Judge Freeman of the Northern District of California issued an order on February 1, 2016, denying plaintiff Gilead Sciences, Inc.’s motion for summary judgment of invalidity of two patents assigned to Merck Sharp and Dohme Corp. and alleged to cover Gilead’s blockbuster Hepatitis C (HCV) drug sofosbuvir. Sofosbuvir is a key component of Gilead’s Sovaldi(R) and Harvoni(R) products. Gilead argued that the asserted claims were invalid for failure to satisfy “the utility prong of enablement.” This theory is based on the requirement that “the how to use prong of section 112 [requires] that the specification disclose as a matter of fact a practical utility for the invention,”—designed to “prevent the patenting of mere ideas, research proposals, and hypotheses.”
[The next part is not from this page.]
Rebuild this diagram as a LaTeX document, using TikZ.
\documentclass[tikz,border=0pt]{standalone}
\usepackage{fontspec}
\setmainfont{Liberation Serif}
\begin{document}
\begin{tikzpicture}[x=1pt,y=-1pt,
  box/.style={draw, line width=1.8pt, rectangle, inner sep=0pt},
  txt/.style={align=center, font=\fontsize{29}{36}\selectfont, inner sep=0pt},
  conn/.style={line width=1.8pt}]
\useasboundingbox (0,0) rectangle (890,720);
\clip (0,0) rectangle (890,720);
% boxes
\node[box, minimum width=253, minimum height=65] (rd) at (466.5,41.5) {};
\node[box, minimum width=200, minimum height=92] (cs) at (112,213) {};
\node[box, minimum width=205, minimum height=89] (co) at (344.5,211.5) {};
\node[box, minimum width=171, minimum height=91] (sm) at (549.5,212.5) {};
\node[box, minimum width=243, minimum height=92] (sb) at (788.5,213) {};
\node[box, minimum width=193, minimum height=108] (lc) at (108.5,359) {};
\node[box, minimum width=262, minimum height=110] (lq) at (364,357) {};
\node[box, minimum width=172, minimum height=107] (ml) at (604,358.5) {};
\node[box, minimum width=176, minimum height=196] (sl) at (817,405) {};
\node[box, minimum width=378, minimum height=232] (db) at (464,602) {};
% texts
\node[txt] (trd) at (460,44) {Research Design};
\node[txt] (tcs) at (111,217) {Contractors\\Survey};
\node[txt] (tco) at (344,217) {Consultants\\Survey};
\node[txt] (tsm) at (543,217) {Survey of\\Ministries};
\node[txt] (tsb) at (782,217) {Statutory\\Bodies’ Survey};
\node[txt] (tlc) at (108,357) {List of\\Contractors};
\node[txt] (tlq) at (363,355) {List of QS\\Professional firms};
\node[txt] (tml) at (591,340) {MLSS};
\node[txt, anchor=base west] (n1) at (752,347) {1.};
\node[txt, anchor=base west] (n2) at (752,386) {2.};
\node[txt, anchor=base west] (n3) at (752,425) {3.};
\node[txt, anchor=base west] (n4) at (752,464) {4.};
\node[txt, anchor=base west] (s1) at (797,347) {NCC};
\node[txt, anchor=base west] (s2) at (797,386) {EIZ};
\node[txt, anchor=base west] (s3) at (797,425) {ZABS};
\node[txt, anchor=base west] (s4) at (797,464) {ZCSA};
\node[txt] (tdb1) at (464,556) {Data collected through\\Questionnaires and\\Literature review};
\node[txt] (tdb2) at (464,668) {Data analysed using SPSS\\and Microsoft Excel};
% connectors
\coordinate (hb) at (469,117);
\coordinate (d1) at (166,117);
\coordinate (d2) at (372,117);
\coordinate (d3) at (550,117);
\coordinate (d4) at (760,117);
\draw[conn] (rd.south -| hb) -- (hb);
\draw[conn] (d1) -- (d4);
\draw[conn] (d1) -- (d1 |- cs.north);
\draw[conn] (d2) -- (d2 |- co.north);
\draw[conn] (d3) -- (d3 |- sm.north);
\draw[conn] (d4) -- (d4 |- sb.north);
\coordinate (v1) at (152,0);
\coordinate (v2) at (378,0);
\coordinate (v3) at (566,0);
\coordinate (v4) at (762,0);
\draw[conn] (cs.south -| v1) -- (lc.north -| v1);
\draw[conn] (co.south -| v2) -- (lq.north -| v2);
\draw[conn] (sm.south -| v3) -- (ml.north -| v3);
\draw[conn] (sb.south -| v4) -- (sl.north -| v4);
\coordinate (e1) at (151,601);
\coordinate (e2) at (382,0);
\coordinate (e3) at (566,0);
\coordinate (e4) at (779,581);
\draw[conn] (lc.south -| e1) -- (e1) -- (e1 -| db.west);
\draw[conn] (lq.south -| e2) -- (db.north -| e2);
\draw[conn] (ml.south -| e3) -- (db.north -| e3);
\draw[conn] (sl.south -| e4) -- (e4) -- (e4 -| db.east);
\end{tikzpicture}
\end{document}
Gilead argued that “one having ordinary skill in the art…would not have accepted the assertion that the nucleoside compounds claimed by the asserted patents could treat HCV.” Merck countered that a “skilled artisan would have understood the methods and compounds claimed in the asserted patents would be useful in treating HCV.” The court agreed with Merck and found “that there is enough evidence to create a disputed issue of material fact as to whether a skilled artisan would have ‘accept[ed] the allegations [in the asserted patents] as obviously correct.’”
In addition, Judge Freeman granted Merck’s uncontested motion for summary judgment concerning both direct and indirect infringement. The issue of ultimate liability remains to be determined at trial following consideration of Gilead’s outstanding invalidity defenses.
Gilead Sciences, Inc. v. Merck & Co, Inc., 13-cv-04057-BLF (N.D. Cal., Feb. 1, 2016).